This week, I want to let you in on a little secret: The corner of Virginia that I live in, the one with rolling mountains and gorgeous sunsets and dozens of shades of green, well, it boasts some incredible artisans as well. I’m talking time-honored blacksmiths and renowned potters, award-winning brewers, cutting-edge vintners. Yes, and remarkable painters and jewelers and bakers and farmers. So much creativity and talent lives and works here.
But here — most of Virginia, really — is not New York City or Los Angeles or Chicago, where there are fashion districts and Chelsea Markets and hives of buzz that harbor cell upon cell of creators who feed off each other’s energy and connect with an audience in a very public way.
No, here, art is often tucked away and around the bend and smack dab in the woods. And that is part of its beauty.
But it’s also why a person might need a little help to encounter it.
Which is the impulse behind a bright new concept sweeping through Virginia right now, a concept called the Artisan Trail Network.
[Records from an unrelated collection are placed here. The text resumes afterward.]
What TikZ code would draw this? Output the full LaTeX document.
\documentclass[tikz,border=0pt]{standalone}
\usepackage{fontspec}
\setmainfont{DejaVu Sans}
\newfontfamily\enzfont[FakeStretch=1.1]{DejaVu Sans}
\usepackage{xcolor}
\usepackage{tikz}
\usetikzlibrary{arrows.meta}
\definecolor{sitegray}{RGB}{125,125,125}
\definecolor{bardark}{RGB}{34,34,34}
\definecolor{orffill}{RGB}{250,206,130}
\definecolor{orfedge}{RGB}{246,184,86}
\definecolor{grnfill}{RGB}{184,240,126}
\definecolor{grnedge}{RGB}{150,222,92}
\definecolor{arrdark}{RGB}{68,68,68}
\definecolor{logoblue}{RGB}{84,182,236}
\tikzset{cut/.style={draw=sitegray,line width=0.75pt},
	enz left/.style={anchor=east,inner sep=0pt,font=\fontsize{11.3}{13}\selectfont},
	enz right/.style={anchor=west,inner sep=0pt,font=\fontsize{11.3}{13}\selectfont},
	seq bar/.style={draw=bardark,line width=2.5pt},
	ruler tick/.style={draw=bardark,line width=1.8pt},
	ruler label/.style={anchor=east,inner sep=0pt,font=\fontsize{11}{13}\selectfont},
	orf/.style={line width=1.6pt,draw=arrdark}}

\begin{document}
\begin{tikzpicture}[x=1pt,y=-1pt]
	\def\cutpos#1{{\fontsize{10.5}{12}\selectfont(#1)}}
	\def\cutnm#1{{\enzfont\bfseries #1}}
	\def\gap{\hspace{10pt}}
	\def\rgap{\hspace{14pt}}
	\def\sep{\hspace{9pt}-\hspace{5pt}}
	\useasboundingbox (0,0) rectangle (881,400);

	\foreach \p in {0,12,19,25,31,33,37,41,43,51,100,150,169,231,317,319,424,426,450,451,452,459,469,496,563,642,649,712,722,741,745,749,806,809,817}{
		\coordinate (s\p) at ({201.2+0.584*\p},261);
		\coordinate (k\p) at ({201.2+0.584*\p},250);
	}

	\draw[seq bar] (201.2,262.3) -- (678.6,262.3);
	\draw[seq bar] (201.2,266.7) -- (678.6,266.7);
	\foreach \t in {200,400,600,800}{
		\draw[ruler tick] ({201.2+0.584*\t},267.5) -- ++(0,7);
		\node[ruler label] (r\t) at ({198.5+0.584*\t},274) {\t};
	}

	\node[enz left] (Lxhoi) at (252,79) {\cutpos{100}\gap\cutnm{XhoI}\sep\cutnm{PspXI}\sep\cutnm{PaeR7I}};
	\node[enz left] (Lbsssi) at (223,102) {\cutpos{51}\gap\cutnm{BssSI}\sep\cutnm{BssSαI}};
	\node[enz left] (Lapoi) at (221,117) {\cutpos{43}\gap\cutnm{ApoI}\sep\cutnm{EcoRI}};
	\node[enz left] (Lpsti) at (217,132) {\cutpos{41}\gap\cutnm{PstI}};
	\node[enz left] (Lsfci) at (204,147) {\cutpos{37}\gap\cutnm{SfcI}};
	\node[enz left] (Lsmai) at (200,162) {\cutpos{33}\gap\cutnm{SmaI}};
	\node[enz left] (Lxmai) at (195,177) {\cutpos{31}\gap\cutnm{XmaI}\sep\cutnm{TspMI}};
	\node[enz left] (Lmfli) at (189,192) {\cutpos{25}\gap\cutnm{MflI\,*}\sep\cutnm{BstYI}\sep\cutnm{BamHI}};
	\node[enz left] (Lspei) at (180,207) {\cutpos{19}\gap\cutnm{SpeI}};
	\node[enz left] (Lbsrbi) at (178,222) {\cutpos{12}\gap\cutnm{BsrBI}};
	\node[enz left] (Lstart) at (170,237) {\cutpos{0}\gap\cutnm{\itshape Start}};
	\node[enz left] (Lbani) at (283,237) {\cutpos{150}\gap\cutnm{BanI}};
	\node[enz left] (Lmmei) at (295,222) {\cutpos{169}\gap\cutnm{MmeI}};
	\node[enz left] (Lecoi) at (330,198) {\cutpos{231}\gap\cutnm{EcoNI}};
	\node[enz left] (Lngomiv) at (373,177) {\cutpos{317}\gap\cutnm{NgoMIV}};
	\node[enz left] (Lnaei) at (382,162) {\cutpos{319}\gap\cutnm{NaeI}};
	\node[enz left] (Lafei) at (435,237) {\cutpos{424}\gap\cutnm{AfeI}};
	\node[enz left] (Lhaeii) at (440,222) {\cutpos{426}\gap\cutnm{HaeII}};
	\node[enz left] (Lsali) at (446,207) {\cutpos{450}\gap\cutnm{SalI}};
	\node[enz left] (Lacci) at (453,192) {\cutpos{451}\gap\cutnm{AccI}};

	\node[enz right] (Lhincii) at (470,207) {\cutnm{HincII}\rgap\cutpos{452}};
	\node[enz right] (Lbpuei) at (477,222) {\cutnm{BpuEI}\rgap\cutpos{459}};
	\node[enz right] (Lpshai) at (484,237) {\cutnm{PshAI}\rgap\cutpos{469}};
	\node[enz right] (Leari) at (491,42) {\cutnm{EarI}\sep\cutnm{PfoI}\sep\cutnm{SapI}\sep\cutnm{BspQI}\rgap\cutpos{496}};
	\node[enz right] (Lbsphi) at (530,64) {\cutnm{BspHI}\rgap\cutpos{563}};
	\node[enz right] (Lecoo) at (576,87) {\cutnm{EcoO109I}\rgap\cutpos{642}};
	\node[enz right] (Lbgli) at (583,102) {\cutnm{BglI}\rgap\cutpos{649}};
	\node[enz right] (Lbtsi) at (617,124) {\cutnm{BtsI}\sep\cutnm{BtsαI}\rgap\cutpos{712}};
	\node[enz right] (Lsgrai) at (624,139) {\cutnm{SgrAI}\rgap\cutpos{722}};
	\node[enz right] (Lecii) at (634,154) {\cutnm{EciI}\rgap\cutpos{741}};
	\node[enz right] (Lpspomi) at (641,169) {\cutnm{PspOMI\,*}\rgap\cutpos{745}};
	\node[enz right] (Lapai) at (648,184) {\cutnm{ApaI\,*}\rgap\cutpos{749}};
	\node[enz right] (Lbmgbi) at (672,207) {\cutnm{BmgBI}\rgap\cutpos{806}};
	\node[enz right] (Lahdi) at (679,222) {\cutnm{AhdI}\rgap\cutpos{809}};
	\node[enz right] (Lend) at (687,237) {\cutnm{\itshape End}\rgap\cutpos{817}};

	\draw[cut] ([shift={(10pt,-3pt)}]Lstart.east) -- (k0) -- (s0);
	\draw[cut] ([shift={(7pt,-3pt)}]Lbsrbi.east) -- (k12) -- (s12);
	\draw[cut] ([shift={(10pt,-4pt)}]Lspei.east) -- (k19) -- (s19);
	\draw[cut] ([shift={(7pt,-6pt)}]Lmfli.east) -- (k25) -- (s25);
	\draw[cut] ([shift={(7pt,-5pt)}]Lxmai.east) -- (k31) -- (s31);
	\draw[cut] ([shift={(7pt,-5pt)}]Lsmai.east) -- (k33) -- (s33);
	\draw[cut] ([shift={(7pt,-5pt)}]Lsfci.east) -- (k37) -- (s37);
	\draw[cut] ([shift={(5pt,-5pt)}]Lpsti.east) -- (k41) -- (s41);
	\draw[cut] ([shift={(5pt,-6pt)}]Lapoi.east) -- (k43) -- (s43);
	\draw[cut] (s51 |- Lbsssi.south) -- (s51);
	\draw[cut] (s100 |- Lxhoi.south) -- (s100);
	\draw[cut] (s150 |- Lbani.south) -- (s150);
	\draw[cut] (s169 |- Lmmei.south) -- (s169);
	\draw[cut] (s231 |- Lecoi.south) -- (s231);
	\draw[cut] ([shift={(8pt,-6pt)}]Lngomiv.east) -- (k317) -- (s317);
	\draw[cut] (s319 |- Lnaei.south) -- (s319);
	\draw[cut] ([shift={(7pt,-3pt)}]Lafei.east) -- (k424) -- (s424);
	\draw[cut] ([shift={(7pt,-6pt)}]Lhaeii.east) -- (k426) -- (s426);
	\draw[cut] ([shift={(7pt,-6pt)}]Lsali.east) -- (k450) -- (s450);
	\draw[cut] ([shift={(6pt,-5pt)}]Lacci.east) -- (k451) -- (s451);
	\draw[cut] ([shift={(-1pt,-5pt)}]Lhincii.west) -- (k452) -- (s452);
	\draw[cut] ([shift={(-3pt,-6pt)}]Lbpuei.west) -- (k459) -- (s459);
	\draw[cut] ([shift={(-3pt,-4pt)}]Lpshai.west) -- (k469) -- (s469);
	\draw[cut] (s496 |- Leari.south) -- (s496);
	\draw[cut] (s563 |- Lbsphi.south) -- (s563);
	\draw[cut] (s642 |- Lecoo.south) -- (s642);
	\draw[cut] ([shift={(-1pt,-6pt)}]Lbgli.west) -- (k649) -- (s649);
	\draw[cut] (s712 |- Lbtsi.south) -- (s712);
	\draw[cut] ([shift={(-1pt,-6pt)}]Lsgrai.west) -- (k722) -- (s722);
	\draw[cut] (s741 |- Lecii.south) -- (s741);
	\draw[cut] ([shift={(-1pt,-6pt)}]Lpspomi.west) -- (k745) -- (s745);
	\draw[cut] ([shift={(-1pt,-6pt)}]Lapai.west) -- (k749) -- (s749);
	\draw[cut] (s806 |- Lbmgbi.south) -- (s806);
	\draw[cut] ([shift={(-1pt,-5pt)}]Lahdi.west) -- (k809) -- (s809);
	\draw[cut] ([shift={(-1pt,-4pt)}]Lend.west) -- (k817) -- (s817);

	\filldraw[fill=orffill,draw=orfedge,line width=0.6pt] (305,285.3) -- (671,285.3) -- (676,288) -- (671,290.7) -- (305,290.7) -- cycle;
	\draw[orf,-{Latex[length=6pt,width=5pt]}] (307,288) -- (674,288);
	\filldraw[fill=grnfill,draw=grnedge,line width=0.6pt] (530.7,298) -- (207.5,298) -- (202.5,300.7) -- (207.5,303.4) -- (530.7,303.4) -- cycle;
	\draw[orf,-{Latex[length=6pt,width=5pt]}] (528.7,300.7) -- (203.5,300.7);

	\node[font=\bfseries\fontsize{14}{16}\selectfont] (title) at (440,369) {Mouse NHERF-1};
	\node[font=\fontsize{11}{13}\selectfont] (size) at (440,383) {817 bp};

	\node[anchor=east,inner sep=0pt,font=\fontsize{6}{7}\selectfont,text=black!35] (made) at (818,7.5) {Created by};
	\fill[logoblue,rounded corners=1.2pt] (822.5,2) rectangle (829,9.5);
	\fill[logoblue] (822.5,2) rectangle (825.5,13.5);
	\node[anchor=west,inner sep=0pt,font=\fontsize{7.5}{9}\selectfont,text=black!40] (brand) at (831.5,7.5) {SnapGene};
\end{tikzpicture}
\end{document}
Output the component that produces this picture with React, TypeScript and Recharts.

An Artisan Trail works something like this: Say you’re planning a trip to Charlottesville. Even if you’ve been before and are familiar with the University of Virginia’s campus and Thomas Jefferson’s Monticello, even if you’ve tracked down a few restaurants you like, you’re certain there’s much more to see. But you can’t know how to find what you don’t know is there.
That’s why the Artisans Center of Virginia has found it for you. This nonprofit works with artists and community development folks in each area where a trail is established to identify amazing studios and galleries, farm and museums, restaurants and distillers and event locations that can point a visitor in the direction of — not only interesting stop — but sometimes a truly moving experience.
On one trail visit, I happened to be touring during one of acclaimed potter Kevin Crowe’s twice-a-year firings. It was dusk as we approached and he, his family and a team of students and fellow potters were down the hill from his deep-in-the-woods studio keeping a 24-hour, 8-day watch on a kiln he had made by hand that was burning wood he’d spent weeks splitting and moving and stacking.
As we watched the blaze burn, Crowe talked of his art and his methods — this way of slow firing thousands of pots at once is an ancient Japanese technique. Tenders of the flame stoked the fire; it would reach 2450°F before they were done. While the thousands of pots stacked inside were fashioned by Crowe and other potters, the finish would be created by the fire in an incredible act of releasing creative control.
“That’s what potters do,” Crowe said as the last breaths of daylight leaked away. “We make ritual objects for the condition of just being human. That’s pretty profound. We have an effect on people’s lives and we don’t even realize it.”
Earlier that same day, our trail had brought us off a busy road and into a garage, a place we’d never have found on our own. But inside, it was magic. Again, a fire, this one stoked hot enough to melt metal. Here, hammer clashed with anvil, motors thumped a song. Blacksmith Dale Morse bent and brushed, shaped and spun steel into a delicate, shining leaf.
Over the course of two different trips criss-crossing Western Virginia, I encountered hops growers and vintners, glass artists and quilters. I even visited a survivalist who runs a research farm dedicated to self-sufficiency (but also offers a camp for contestants on TV reality shows) called the Sustainable Homestead Institute.
One of my favorite discoveries was an eclectic collection of animals called Infinity Acres Ranch. Here, goats and tortoises, llamas and peacocks are available for interactive educational tours and summer camps, but also are included in programs that teach life skills and healing to children and adult with disabilities.
These stops were windows into the most amazing worlds.
And the road connecting them all was the Artisan Trail Network.